There's a Japanese proverb that goes, “The nail that sticks up gets hammered down.” This seems to be truer in our schools than it is almost anywhere else in our society. Schools should not be something that have to be survived, places where our young people have to twist themselves out of shape to avoid standing out.
Jamie Hubley was a kid I would've liked and one my fifteen-year-old self would've liked—a young man who loved music and singing, who preferred figure skating to hockey and who tried to make his school a better, more accepting place by starting a rainbow club. One of Jamie's friends had this to say about him, "It's hard to describe him in one sentence. I couldn't even describe him in a novel. He was so colourful. My favourite thing about him was how he would put his problems aside for others -- put everybody else first and then worry about himself later."
Jamie was the only open gay guy at his Ottawa high school. Imagine the kind of guts that takes, especially at just fifteen. By all accounts, Jamie had guts, heart and talent in spades. The world needs more of all of these things and I'm sad for Jamie and sad for all of us who are left in a place that is a dimmer in his absence.

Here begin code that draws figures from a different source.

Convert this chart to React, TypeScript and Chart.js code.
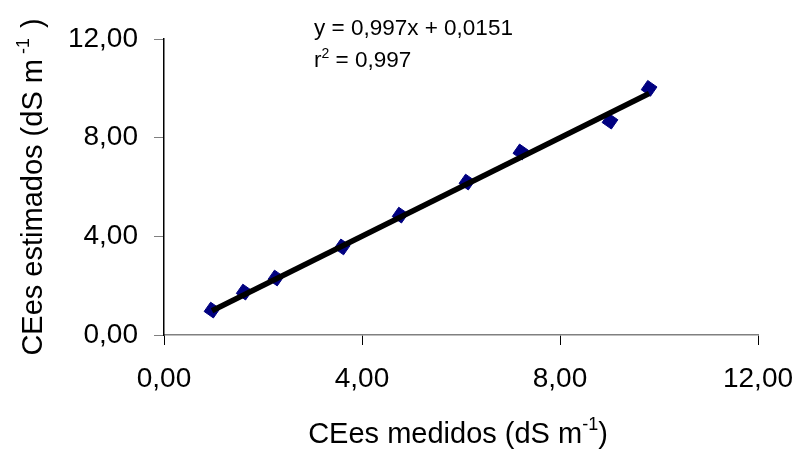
import React, { useEffect, useRef } from "react";
import { Chart, registerables } from "chart.js";

Chart.register(...registerables);

const measured = [0.97, 1.62, 2.26, 3.6, 4.77, 6.12, 7.21, 9.01, 9.8];
const estimated = [1.01, 1.74, 2.31, 3.57, 4.86, 6.2, 7.42, 8.67, 10.0];
const trendX = [0.97, 9.8];
const trendY = [0.98, 9.79];
const tickValues = [0, 4, 8, 12];
const equationText = "y = 0,997x + 0,0151";
const r2Text = " = 0,997";
const xTitle = "CEes medidos (dS m";
const yTitle = "CEes estimados (dS m";

const FONT = "'Liberation Sans', Arial, sans-serif";

const fmt = (v: number) => v.toFixed(2).replace(".", ",");

const textPlugin = {
  id: "customText",
  afterDraw(chart: any) {
    const ctx = chart.ctx as CanvasRenderingContext2D;
    const area = chart.chartArea;
    ctx.save();
    ctx.fillStyle = "#000";
    ctx.textBaseline = "alphabetic";
    ctx.textAlign = "left";
    // equation
    ctx.font = `22.5px ${FONT}`;
    ctx.fillText(equationText, 314, 35);
    ctx.fillText("r", 314, 67);
    const rw = ctx.measureText("r").width;
    ctx.font = `14px ${FONT}`;
    ctx.fillText("2", 314 + rw, 58);
    const w2 = ctx.measureText("2").width;
    ctx.font = `22.5px ${FONT}`;
    ctx.fillText(r2Text, 314 + rw + w2, 67);

    // x title
    const cx = (area.left + area.right) / 2 - 3;
    ctx.font = `29px ${FONT}`;
    const mainW = ctx.measureText(xTitle).width;
    const closeW = ctx.measureText(")").width;
    ctx.font = `18px ${FONT}`;
    const supW = ctx.measureText("-1").width;
    const total = mainW + supW + closeW;
    const sx = cx - total / 2;
    const by = 443;
    ctx.font = `29px ${FONT}`;
    ctx.fillText(xTitle, sx, by);
    ctx.font = `18px ${FONT}`;
    ctx.fillText("-1", sx + mainW, by - 13);
    ctx.font = `29px ${FONT}`;
    ctx.fillText(")", sx + mainW + supW, by);

    // y title
    ctx.translate(42, 187);
    ctx.rotate(-Math.PI / 2);
    ctx.font = `29px ${FONT}`;
    const ymw = ctx.measureText(yTitle).width;
    const yclose = ctx.measureText(")").width;
    ctx.font = `18px ${FONT}`;
    const ysw = ctx.measureText(" -1  ").width;
    const yt = ymw + ysw + yclose;
    const ys = -yt / 2;
    ctx.font = `29px ${FONT}`;
    ctx.fillText(yTitle, ys, 0);
    ctx.font = `18px ${FONT}`;
    ctx.fillText(" -1  ", ys + ymw, -13);
    ctx.font = `29px ${FONT}`;
    ctx.fillText(")", ys + ymw + ysw, 0);
    ctx.restore();
  },
};

export default function App() {
  const ref = useRef<HTMLCanvasElement>(null);
  useEffect(() => {
    document.body.style.margin = "0";
    const canvas = ref.current!;
    const chart = new Chart(canvas, {
      type: "scatter",
      data: {
        datasets: [
          {
            type: "line",
            data: trendX.map((x, i) => ({ x, y: trendY[i] })),
            borderColor: "#000",
            borderWidth: 5.5,
            pointRadius: 0,
            fill: false,
            borderCapStyle: "butt",
          } as any,
          {
            type: "scatter",
            data: measured.map((x, i) => ({ x, y: estimated[i] })),
            pointStyle: "rect",
            rotation: 35,
            radius: 8,
            backgroundColor: "#000080",
            borderColor: "#000080",
            borderWidth: 1,
          } as any,
        ],
      },
      options: {
        animation: false,
        responsive: false,
        maintainAspectRatio: false,
        layout: { padding: { top: 39, right: 40, left: 0, bottom: 0 } },
        plugins: { legend: { display: false }, tooltip: { enabled: false } },
        scales: {
          x: {
            type: "linear",
            min: 0,
            max: 12,
            afterBuildTicks: (s: any) => {
              s.ticks = tickValues.map((v) => ({ value: v }));
            },
            afterFit: (s: any) => {
              s.height = 119;
              s.paddingLeft = 0;
              s.paddingRight = 0;
            },
            border: { color: "#808080", width: 1.5 },
            grid: { drawOnChartArea: false, tickLength: 10, color: "#000", lineWidth: 1 },
            ticks: {
              callback: (v: any) => fmt(Number(v)),
              font: { family: FONT, size: 28 },
              color: "#000",
              padding: 17,
              maxRotation: 0,
            },
          },
          y: {
            type: "linear",
            min: 0,
            max: 12,
            afterBuildTicks: (s: any) => {
              s.ticks = tickValues.map((v) => ({ value: v }));
            },
            afterFit: (s: any) => {
              s.width = 164;
              s.paddingTop = 0;
              s.paddingBottom = 0;
            },
            border: { color: "#000", width: 1.5 },
            grid: { drawOnChartArea: false, tickLength: 10, color: "#808080", lineWidth: 1 },
            ticks: {
              callback: (v: any) => fmt(Number(v)),
              font: { family: FONT, size: 28 },
              color: "#000",
              padding: 16,
            },
          },
        },
      },
      plugins: [textPlugin],
    });
    return () => chart.destroy();
  }, []);
  return (
    <div style={{ width: 798, height: 454 }}>
      <canvas ref={ref} width={798} height={454} style={{ width: 798, height: 454, display: "block" }} />
    </div>
  );
}
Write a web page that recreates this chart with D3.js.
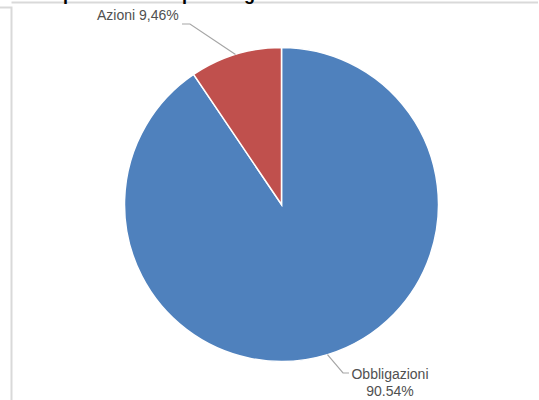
<!DOCTYPE html>
<html>
<head>
<meta charset="utf-8">
<script src="https://cdn.jsdelivr.net/npm/d3@7"></script>
<style>
  body { margin: 0; background: #fff; }
  svg { display: block; }
  .label { font-family: "Liberation Sans", Arial, sans-serif; font-size: 14px; fill: #505050; }
  .title { font-family: "Liberation Sans", Arial, sans-serif; font-size: 18px; font-weight: bold; fill: #000; }
</style>
</head>
<body>
<div id="chart"></div>
<script>
// data
var categories = ["Obbligazioni", "Azioni"],
    values = [90.54, 9.46],
    labelLines = [["Obbligazioni", "90.54%"], ["Azioni 9,46%"]],
    colors = ["#4F81BD", "#C0504D"];

var width = 539, height = 400,
    cx = 281.5, cy = 204.5, radius = 157;

var svg = d3.select("#chart").append("svg")
    .attr("width", width)
    .attr("height", height);

// frame of the sheet (cropped)
svg.append("path")
    .attr("d", "M0,7.5H11.5V400M11.5,2.5H538")
    .attr("fill", "none")
    .attr("stroke", "#D9D9D9")
    .attr("stroke-width", 2);

// title, mostly cut off by the crop
svg.append("text")
    .attr("class", "title")
    .attr("x", 23)
    .attr("y", -0.5)
    .text("Composizione del portafoglio");

var data = categories.map(function(c, i) {
    return { name: c, value: values[i], lines: labelLines[i], color: colors[i] };
});

var pie = d3.pie()
    .sort(null)
    .value(function(d) { return d.value; });

var arc = d3.arc()
    .innerRadius(0)
    .outerRadius(radius);

var g = svg.append("g")
    .attr("transform", "translate(" + cx + "," + cy + ")");

var arcs = pie(data);

g.selectAll(".slice")
    .data(arcs)
    .enter().append("path")
        .attr("class", "slice")
        .attr("d", arc)
        .attr("fill", function(d) { return d.data.color; })
        .attr("stroke", "#fff")
        .attr("stroke-width", 1.5);

// leader lines: from the middle of the slice edge out to the label
var edge = d3.arc().innerRadius(radius).outerRadius(radius);
var leaderEnds = [
    { bend: [343 - cx, 373 - cy], end: [349 - cx, 373 - cy] },
    { bend: [190 - cx, 24 - cy], end: [182 - cx, 24 - cy] }
];

g.selectAll(".leader")
    .data(arcs)
    .enter().append("polyline")
        .attr("class", "leader")
        .attr("points", function(d, i) {
            var p = edge.centroid(d),
                le = leaderEnds[i];
            return [p, le.bend, le.end].map(function(q) { return q.join(","); }).join(" ");
        })
        .attr("fill", "none")
        .attr("stroke", "#A6A6A6")
        .attr("stroke-width", 1.2);

// labels
var labelPos = [
    { x: 390, y: 379, anchor: "middle" },
    { x: 97, y: 20, anchor: "start" }
];

arcs.forEach(function(d, i) {
    var t = svg.append("text")
        .attr("class", "label")
        .attr("x", labelPos[i].x)
        .attr("y", labelPos[i].y)
        .style("text-anchor", labelPos[i].anchor);
    d.data.lines.forEach(function(line, j) {
        t.append("tspan")
            .attr("x", labelPos[i].x)
            .attr("dy", j === 0 ? 0 : 17)
            .text(line);
    });
});
</script>
</body>
</html>
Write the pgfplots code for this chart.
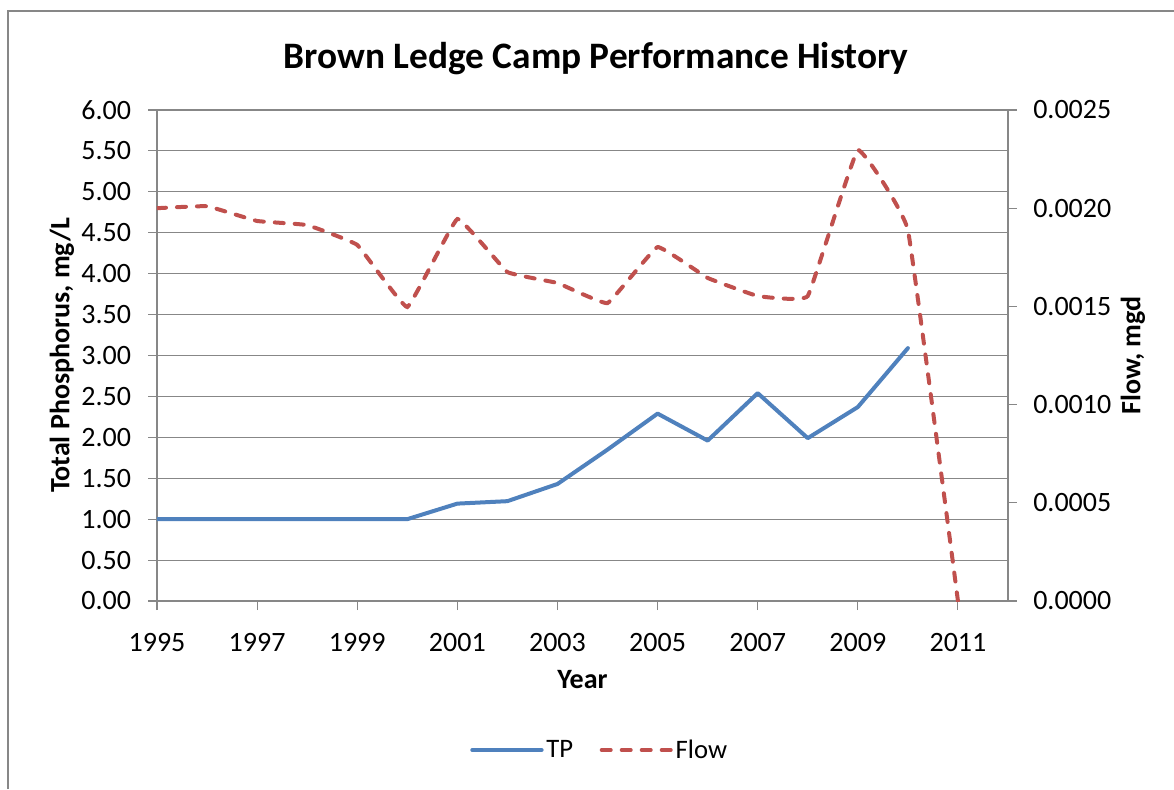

It's hard for me not to hate the bullies who in seventh grade tried to stuff batteries down Jamie's throat on the school bus because he was a figure skater, hard for me not to hate the kids who tore down his rainbow alliance posters and the people who called him "fag." But I know hate isn't the answer. As Martin Luther King, Jr. said, "Darkness cannot drive out darkness; only light can do that. Hate cannot drive out hate; only love can do that."
None of us can afford to be bystanders. People's lives are at stake.
Meet Jamie Hubley. He was what one of his idols, Katy Perry, would've undoubtedly called a "firework". I won't let myself hate the people that made Jamie feel less than that but I will forever hate that we are without his light.